System engineering can best be explained as coordinating multiple tasks within the two disciplines of engineering and engineering management. This paper highlights the systems method of coordinated tasks and its relevance concerning current and future business system life cycles: concept, design, planning, testing, optimization, and deployment. It defines the boundaries necessary for a robust life cycle and analysis to occur.
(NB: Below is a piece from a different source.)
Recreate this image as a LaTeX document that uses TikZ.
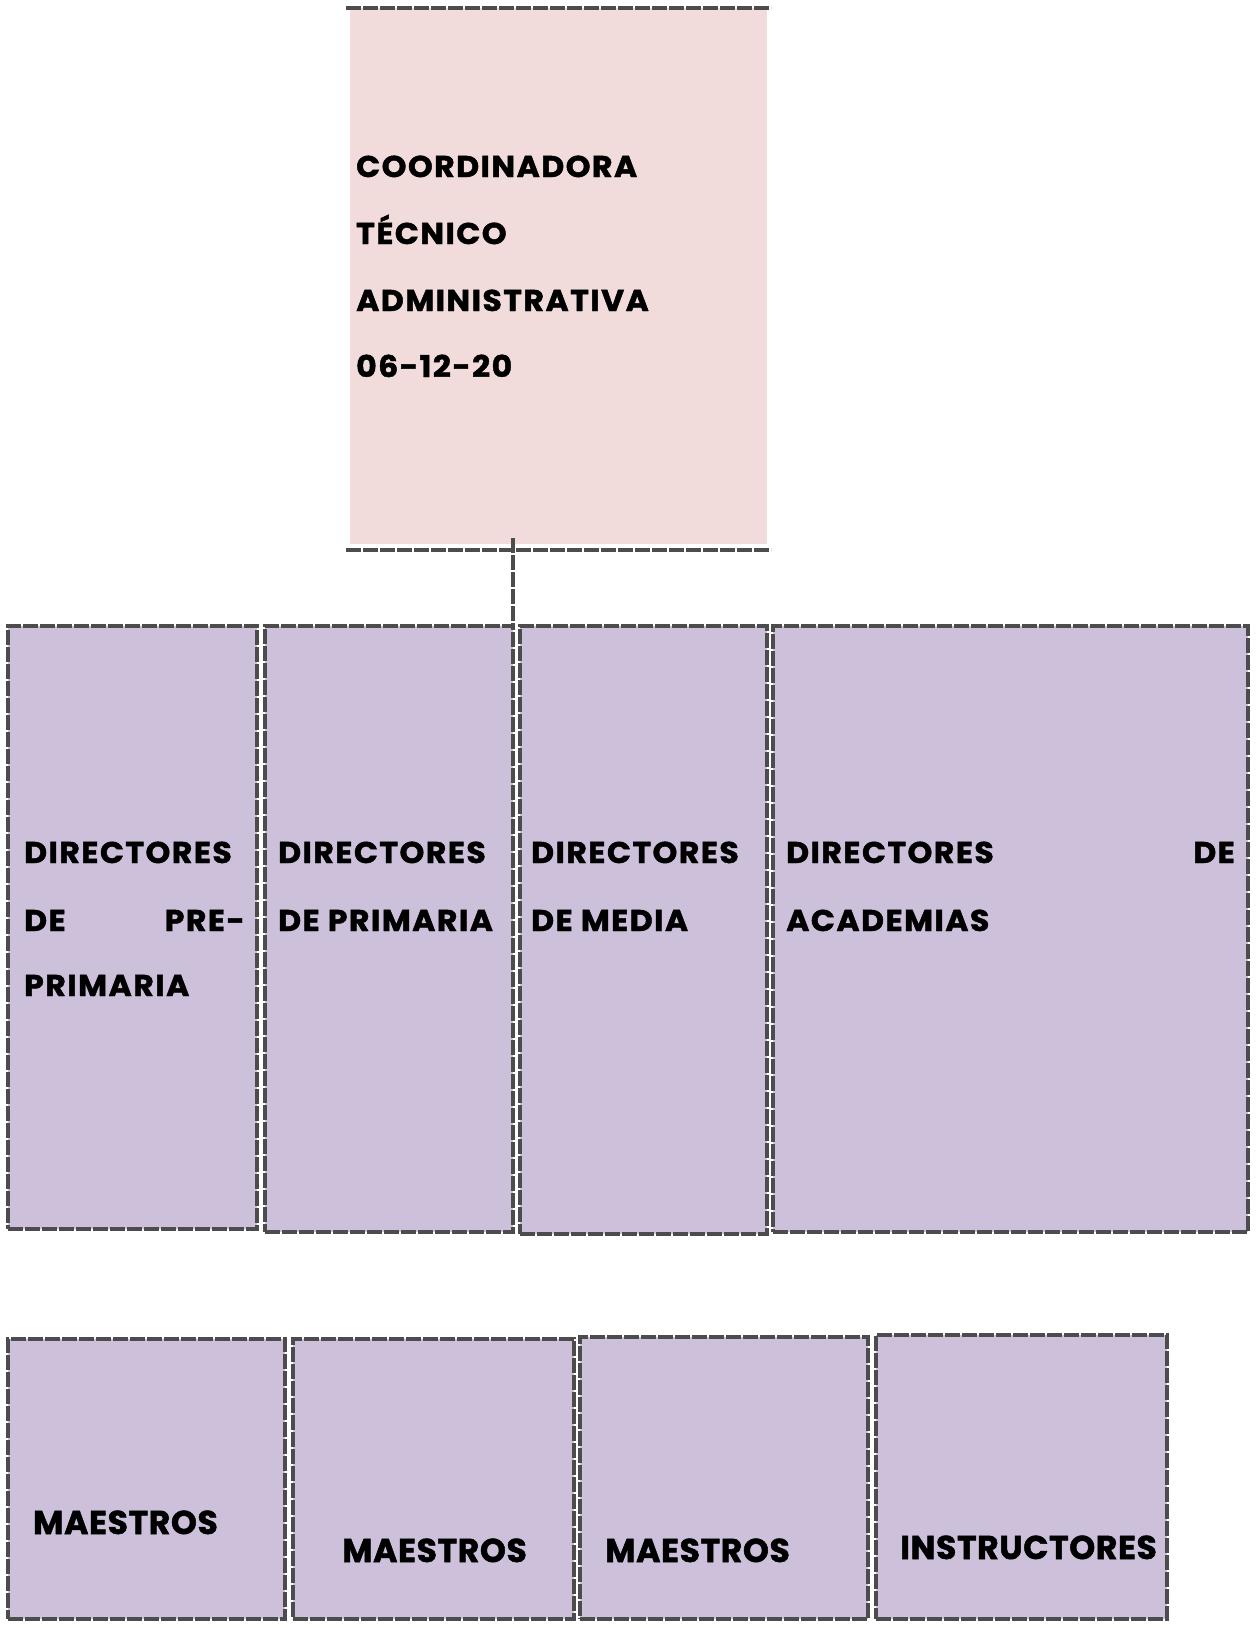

1. Systems Engineering In General
1.1 What is a System?
Given an identified need or desire, how does one select the best design to satisfy it out of the infinite number of possible solutions? For a complex project, the concept of a System has proven useful. A System is defined as a functionally, physically, and/or behaviorally related group of regularly interacting or interdependent elements. They are distinguished from the rest of the Universe by a System Boundary (Figure 1.5-1). A system is not a physical entity, but rather a mental construct, created because of its usefulness, by drawing a line or surface around a collection of elements. The elements have internal relationships to each other and form a comprehensible whole. The rest of the Universe outside the system is referred to as the System Environment, or simply the environment. Flows of many types enter and leave the system as Inputs from and Outputs to the environment by crossing the system boundary. The scope of a given engineering task is then defined by the system boundary, what crosses the boundary, and what is inside. Systems may contain smaller systems within them, which are called Subsystems. These may be nested to any level, but flows into and out of a subsystem must appear in the parent system, or at the top level in the environment. This rule may be called Conservation of Flows - that flows do not appear from or vanish into nothing. Following that rule ensures that all the required inputs and outputs are accounted for.